Do you know any 'spelling' techniques that you could use for MFL too? My ds1 is just learning German and we have words and phrases stuck up all over the house, which helps.

German does have fairly predictable spelling, so if you get the phonics straight, there is usually just one way of spelling any particular sound. So
'sh...' is sch as in Schule, Schuhe, Schoen, ..

Do you think it was spelling errors in the test rather than just not remembering the vocab? (Our yr8 MFL 'writing' tests do get marked very tightly on spelling.)

If he is trying to learn the spelling of a word there are various techniques you can try.

You can write out the word, then draw round the shape ... so you get a blobby shape with up bits and down bits, then colour in this shape and try and visualise it in your head and remember it.

Magic spelling: Write the word correctly, then close your eyes and visualise it in your head. Picture it in a particular way; so it might be tall purple letters with yellow spots on. If there are tricky bits within the word, design little icons to emphasize these words. If it helps you can draw these pictures too.

Have you come across mindmaps in general and this by Tony Buzan Again it has some interesting techniques that may be of some help.

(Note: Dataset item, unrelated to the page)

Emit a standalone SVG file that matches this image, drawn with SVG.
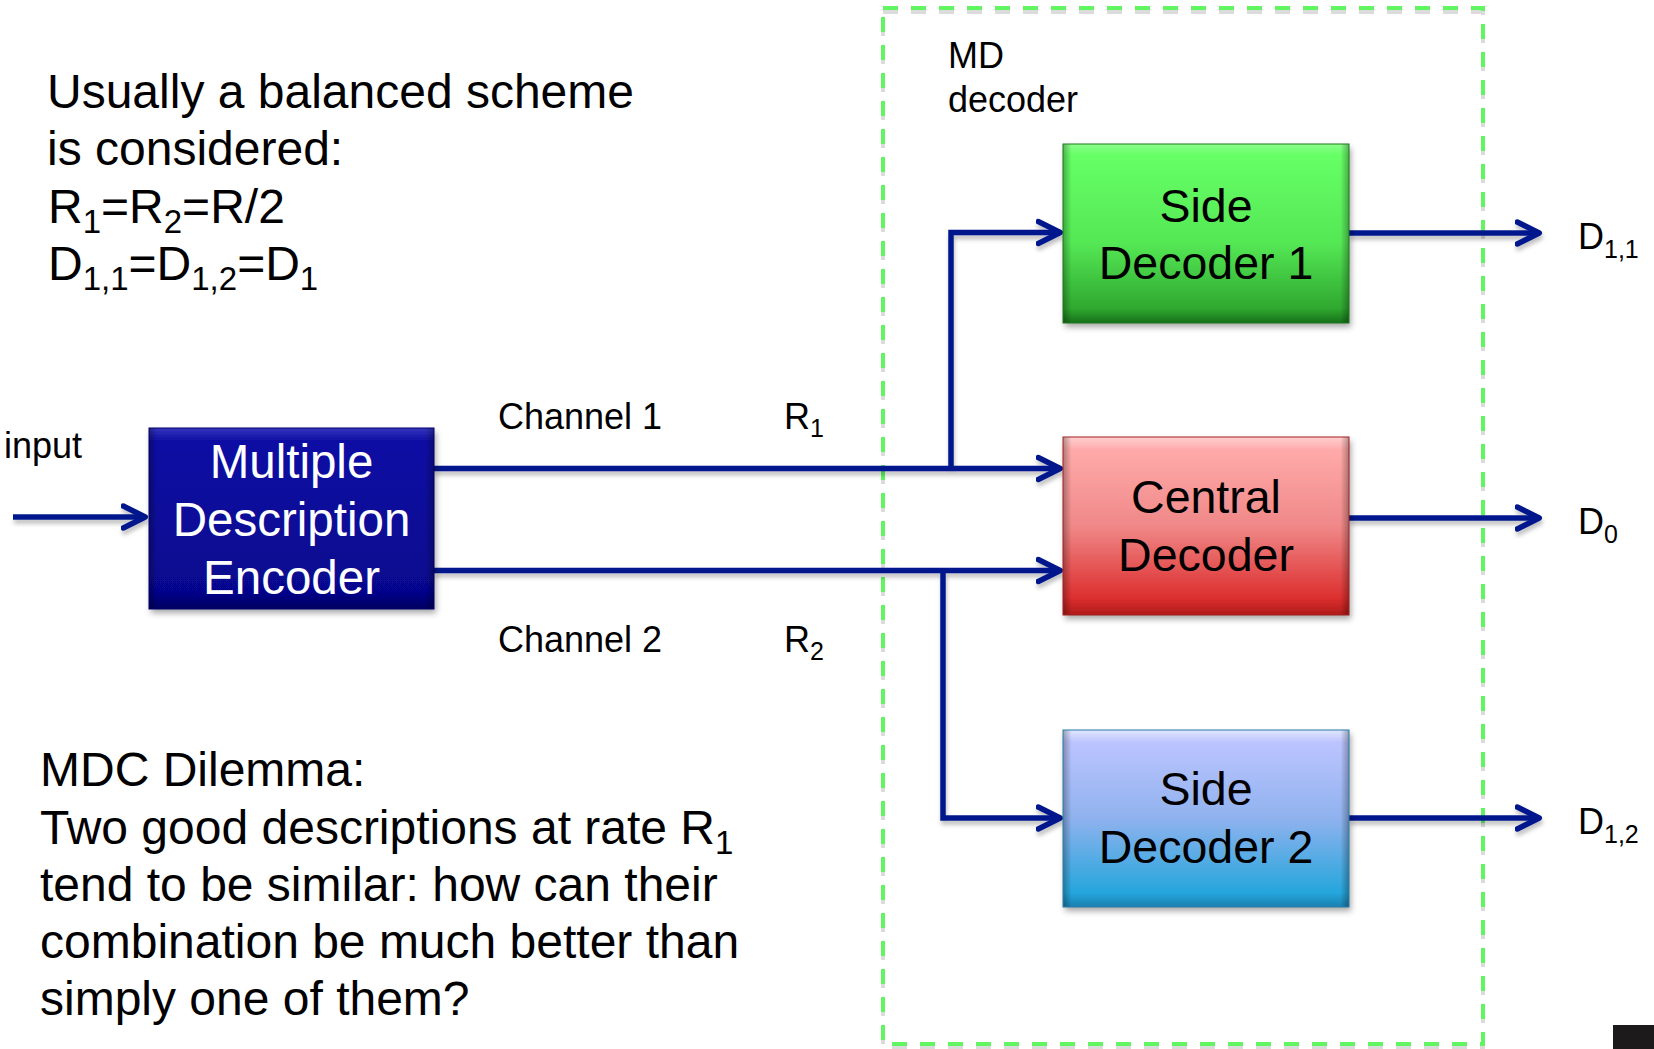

christywhisty · 12/11/2008 19:24

Thanks Roisin for all your ideas and the Tony Buzan tape looks good.
I don't think the spelling is the problem in german. He is quite good where there are rules involved.
He resat the test today in his lunch hour. Apparently the reason he got 0 the last time was because he had to match sentences with pictures and he did, but didn't write the sentence out just whether it was sentence A, B etc so although he got them all right he didn't get any marks for it.
The second part of the test was putting the words of a sentence in the right order, which he said he couldn't do.

From what I can gather he did adequately today.